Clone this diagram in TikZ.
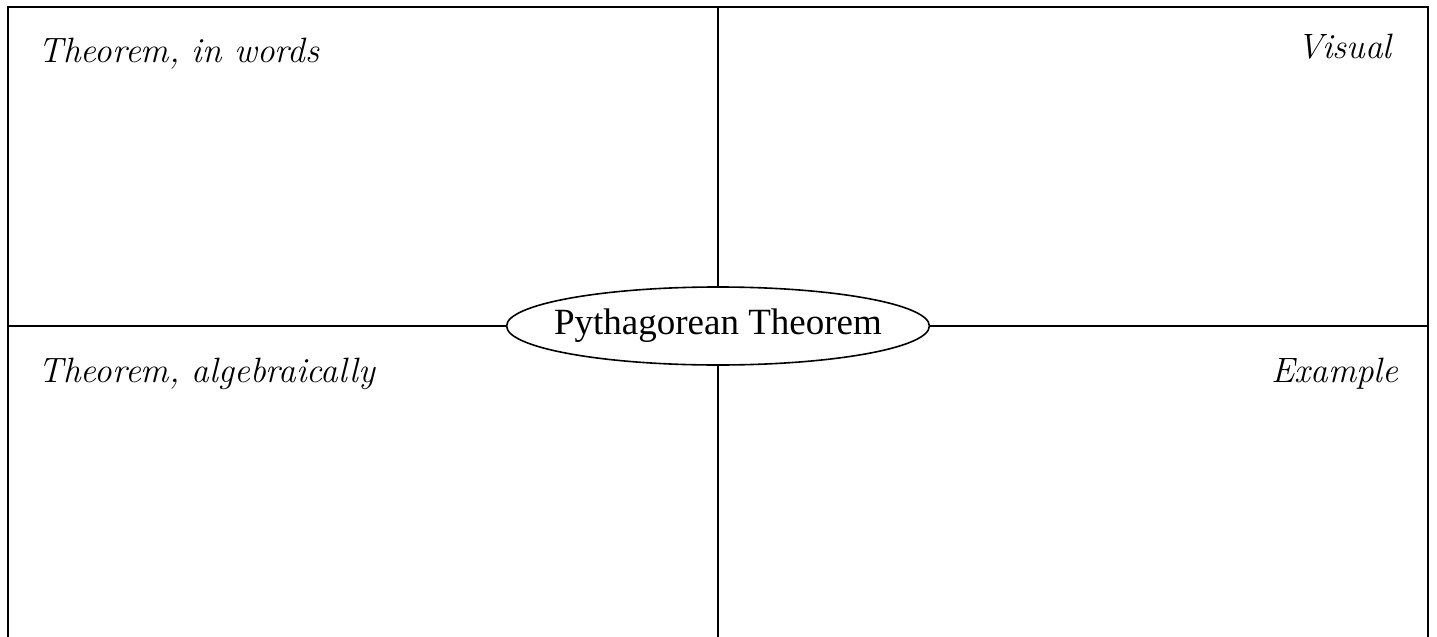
\documentclass[tikz,border=0pt]{standalone}
\usepackage{fontspec}
\newfontfamily\titlefont{Liberation Serif}
\usetikzlibrary{shapes.geometric}

\begin{document}
\begin{tikzpicture}[
  x=0.5bp, y=-0.5bp,
  frame/.style={line width=1bp},
  divider/.style={line width=0.8bp},
  title/.style={draw, ellipse, line width=0.8bp, minimum height=39bp, inner xsep=-7.2bp, inner ysep=0pt, font=\titlefont\fontsize{18.5bp}{22bp}\selectfont},
  label/.style={inner sep=0pt, font=\itshape\fontsize{17.6bp}{20bp}\selectfont}
]
\useasboundingbox (0,0) rectangle (1437,637);
% corners of the frame
\coordinate (bl) at (8,637);
\coordinate (tl) at (8,7);
\coordinate (tr) at (1428,7);
\coordinate (br) at (1428,637);
\coordinate (top) at (718,7);
\coordinate (bottom) at (718,637);
\coordinate (left) at (8,326);
\coordinate (right) at (1428,326);
\node[title] (pyth) at (718,326) {Pythagorean Theorem};
\node[label, anchor=base west] (words) at (38,63) {Theorem, in words};
\node[label, anchor=base east] (visual) at (1392,59) {Visual};
\node[label, anchor=base west] (algebra) at (38,382) {Theorem, algebraically};
\node[label, anchor=base east] (example) at (1399,382) {Example};
\draw[frame] (bl) -- (tl) -- (tr) -- (br);
\draw[divider] (top) -- (pyth.north);
\draw[divider] (pyth.south) -- (bottom);
\draw[divider] (left) -- (pyth.west);
\draw[divider] (pyth.east) -- (right);
\end{tikzpicture}
\end{document}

Given problem: Copy out the data above exactly, except the pictures.

Exercise response:
Clone this diagram in TikZ.
\documentclass[tikz,border=0pt]{standalone}
\usepackage{fontspec}
\newfontfamily\titlefont{Liberation Serif}
\usetikzlibrary{shapes.geometric}

\begin{document}
\begin{tikzpicture}[
  x=0.5bp, y=-0.5bp,
  frame/.style={line width=1bp},
  divider/.style={line width=0.8bp},
  title/.style={draw, ellipse, line width=0.8bp, minimum height=39bp, inner xsep=-7.2bp, inner ysep=0pt, font=\titlefont\fontsize{18.5bp}{22bp}\selectfont},
  label/.style={inner sep=0pt, font=\itshape\fontsize{17.6bp}{20bp}\selectfont}
]
\useasboundingbox (0,0) rectangle (1437,637);
% corners of the frame
\coordinate (bl) at (8,637);
\coordinate (tl) at (8,7);
\coordinate (tr) at (1428,7);
\coordinate (br) at (1428,637);
\coordinate (top) at (718,7);
\coordinate (bottom) at (718,637);
\coordinate (left) at (8,326);
\coordinate (right) at (1428,326);
\node[title] (pyth) at (718,326) {Pythagorean Theorem};
\node[label, anchor=base west] (words) at (38,63) {Theorem, in words};
\node[label, anchor=base east] (visual) at (1392,59) {Visual};
\node[label, anchor=base west] (algebra) at (38,382) {Theorem, algebraically};
\node[label, anchor=base east] (example) at (1399,382) {Example};
\draw[frame] (bl) -- (tl) -- (tr) -- (br);
\draw[divider] (top) -- (pyth.north);
\draw[divider] (pyth.south) -- (bottom);
\draw[divider] (left) -- (pyth.west);
\draw[divider] (pyth.east) -- (right);
\end{tikzpicture}
\end{document}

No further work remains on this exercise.